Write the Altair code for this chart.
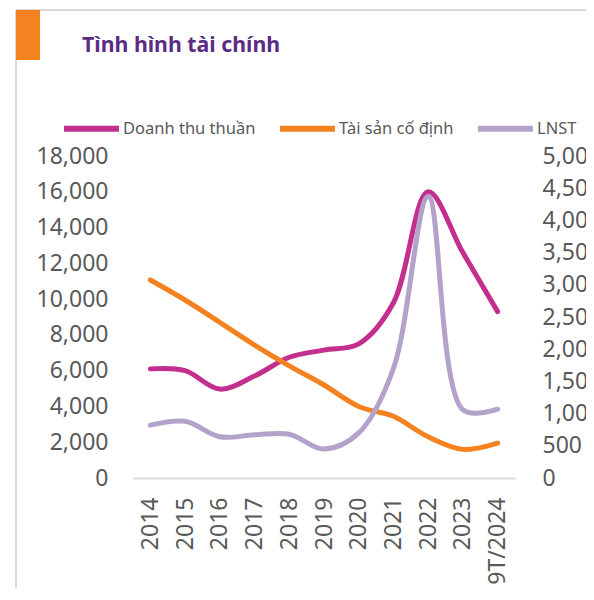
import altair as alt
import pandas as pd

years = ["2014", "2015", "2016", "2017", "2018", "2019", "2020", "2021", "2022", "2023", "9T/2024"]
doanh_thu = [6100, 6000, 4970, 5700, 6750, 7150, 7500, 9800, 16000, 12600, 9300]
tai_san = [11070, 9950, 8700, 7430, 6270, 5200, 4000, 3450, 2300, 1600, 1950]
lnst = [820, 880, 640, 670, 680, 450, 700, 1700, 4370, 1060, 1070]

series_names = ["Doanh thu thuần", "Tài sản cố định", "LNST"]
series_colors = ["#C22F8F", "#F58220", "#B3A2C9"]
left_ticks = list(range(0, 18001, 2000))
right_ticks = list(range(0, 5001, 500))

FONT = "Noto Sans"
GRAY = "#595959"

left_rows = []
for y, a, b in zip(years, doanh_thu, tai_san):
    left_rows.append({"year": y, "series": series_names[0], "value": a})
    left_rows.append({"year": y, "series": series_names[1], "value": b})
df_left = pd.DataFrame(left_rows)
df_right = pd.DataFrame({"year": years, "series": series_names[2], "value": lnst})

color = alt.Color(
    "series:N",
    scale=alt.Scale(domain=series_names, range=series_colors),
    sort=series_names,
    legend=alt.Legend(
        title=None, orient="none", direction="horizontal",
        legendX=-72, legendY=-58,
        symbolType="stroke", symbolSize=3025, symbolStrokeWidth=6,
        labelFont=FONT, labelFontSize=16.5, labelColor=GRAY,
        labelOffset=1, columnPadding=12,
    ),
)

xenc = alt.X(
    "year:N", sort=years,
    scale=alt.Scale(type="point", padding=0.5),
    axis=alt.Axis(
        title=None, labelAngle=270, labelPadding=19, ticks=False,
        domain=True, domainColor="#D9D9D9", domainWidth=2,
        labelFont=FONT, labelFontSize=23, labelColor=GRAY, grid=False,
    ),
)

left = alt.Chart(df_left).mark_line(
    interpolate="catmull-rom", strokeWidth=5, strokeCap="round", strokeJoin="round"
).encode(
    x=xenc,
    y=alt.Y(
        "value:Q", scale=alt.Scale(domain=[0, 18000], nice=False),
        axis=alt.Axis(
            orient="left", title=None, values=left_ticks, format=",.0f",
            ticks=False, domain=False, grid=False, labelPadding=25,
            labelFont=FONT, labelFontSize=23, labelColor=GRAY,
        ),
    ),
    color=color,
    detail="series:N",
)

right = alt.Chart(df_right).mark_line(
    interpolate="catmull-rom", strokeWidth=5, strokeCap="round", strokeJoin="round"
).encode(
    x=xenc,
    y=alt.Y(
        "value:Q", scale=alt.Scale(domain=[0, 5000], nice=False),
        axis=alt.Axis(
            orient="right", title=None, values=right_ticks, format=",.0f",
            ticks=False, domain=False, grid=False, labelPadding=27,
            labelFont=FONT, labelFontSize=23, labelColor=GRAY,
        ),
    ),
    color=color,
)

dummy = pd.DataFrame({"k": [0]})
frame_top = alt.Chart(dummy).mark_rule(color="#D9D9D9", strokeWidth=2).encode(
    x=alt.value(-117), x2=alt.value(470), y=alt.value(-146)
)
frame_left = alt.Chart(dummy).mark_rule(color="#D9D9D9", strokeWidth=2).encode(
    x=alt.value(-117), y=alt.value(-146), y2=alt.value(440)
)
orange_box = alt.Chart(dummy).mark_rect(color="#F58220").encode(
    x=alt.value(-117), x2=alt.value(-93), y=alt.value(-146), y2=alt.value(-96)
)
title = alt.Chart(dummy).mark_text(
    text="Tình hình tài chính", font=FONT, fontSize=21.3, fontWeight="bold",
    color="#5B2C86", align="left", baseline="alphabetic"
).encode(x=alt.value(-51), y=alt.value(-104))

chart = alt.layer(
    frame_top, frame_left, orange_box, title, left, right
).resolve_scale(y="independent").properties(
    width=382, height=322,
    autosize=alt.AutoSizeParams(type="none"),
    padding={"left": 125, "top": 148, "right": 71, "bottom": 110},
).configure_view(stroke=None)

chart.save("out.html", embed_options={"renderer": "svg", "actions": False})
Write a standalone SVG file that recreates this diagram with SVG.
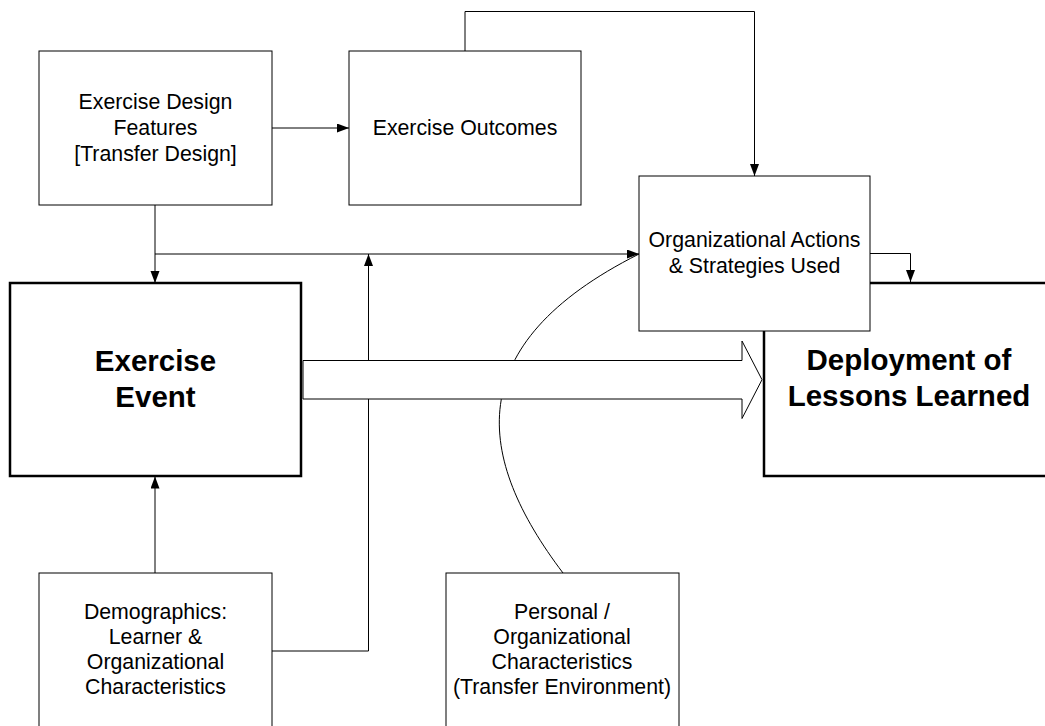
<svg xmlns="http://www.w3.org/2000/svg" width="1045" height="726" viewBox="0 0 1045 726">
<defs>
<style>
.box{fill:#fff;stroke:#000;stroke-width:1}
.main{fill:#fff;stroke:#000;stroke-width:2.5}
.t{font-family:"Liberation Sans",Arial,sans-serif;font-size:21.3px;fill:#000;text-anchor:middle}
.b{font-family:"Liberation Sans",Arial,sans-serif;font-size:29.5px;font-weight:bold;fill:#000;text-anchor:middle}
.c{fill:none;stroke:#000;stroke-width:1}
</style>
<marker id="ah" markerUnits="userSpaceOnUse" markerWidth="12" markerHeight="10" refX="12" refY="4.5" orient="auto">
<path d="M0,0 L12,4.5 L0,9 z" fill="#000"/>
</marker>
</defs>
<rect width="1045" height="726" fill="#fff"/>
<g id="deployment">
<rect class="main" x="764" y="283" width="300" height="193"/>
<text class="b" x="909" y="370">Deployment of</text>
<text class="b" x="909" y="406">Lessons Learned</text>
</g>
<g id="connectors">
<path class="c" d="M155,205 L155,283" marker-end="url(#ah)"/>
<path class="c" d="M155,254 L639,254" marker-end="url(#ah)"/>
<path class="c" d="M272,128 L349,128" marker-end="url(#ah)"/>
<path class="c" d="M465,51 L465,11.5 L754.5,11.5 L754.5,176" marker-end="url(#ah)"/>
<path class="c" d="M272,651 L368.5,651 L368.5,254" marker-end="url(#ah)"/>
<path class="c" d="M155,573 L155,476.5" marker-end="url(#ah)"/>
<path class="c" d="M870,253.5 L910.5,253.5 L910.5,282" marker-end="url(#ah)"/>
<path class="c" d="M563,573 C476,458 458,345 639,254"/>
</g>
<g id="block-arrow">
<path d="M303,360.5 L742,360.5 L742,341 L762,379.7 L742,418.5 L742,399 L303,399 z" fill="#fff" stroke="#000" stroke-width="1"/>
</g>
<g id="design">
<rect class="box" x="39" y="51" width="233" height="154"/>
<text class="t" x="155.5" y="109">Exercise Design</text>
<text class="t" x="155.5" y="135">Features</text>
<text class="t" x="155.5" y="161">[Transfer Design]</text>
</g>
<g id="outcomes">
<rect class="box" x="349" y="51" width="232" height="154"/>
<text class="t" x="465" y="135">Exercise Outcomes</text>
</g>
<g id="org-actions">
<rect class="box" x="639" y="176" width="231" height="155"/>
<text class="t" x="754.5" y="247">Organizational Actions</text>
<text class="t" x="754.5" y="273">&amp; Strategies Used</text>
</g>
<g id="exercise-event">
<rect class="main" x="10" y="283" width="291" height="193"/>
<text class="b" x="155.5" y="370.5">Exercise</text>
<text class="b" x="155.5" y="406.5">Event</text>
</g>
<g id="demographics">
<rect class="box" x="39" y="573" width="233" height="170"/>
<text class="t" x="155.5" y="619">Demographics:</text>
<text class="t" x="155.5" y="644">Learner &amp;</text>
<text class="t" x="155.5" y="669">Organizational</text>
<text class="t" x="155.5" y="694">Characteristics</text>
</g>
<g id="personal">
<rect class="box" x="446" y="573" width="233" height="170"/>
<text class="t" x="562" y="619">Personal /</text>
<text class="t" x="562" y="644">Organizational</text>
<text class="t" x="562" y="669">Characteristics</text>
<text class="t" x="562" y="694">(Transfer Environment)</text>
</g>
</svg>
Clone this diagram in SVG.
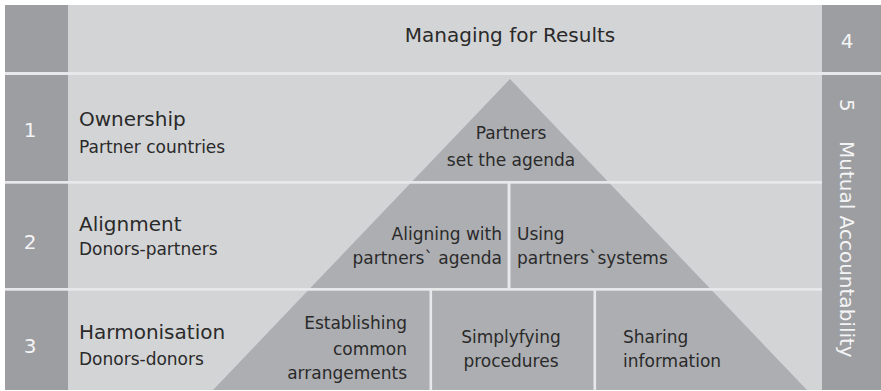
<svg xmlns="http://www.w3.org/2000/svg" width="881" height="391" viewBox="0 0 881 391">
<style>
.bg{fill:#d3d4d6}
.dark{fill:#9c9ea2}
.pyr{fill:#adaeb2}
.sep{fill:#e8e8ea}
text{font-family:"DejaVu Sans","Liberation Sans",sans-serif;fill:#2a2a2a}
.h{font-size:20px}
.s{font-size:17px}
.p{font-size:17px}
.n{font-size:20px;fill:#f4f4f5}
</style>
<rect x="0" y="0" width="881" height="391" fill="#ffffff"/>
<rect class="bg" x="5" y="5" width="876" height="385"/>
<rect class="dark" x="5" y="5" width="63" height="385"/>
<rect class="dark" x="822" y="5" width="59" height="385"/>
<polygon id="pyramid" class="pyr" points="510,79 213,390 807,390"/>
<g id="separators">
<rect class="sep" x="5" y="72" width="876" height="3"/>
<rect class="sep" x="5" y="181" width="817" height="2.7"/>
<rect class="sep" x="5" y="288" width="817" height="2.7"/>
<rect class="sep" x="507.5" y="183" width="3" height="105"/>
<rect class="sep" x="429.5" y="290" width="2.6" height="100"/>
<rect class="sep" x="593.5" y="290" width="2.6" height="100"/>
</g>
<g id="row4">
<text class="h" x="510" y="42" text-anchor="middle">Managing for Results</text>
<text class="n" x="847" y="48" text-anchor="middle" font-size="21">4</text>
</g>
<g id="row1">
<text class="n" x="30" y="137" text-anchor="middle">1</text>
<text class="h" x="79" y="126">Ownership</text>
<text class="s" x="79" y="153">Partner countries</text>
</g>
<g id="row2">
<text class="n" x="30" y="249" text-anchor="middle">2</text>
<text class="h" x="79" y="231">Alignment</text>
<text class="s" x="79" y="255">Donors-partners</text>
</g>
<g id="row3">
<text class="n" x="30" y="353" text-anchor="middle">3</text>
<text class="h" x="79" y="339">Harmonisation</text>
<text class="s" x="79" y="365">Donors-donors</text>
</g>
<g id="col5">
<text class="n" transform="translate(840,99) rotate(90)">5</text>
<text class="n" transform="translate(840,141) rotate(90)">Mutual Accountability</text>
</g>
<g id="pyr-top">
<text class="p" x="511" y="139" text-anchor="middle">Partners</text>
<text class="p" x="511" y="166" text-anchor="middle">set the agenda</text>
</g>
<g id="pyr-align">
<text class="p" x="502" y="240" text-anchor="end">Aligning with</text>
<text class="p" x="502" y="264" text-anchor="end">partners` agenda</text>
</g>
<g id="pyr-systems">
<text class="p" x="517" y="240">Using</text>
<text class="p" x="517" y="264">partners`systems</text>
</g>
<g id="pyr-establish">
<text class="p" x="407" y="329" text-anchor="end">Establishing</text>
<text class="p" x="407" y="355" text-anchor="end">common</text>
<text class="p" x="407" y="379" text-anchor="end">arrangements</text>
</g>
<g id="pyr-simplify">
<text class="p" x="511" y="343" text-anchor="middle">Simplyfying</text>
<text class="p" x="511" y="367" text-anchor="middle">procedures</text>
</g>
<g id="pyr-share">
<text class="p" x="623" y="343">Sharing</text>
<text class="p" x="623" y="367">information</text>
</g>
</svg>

================

Only the number is wanted: how many lines in the entries above contain the string "diagram"?

2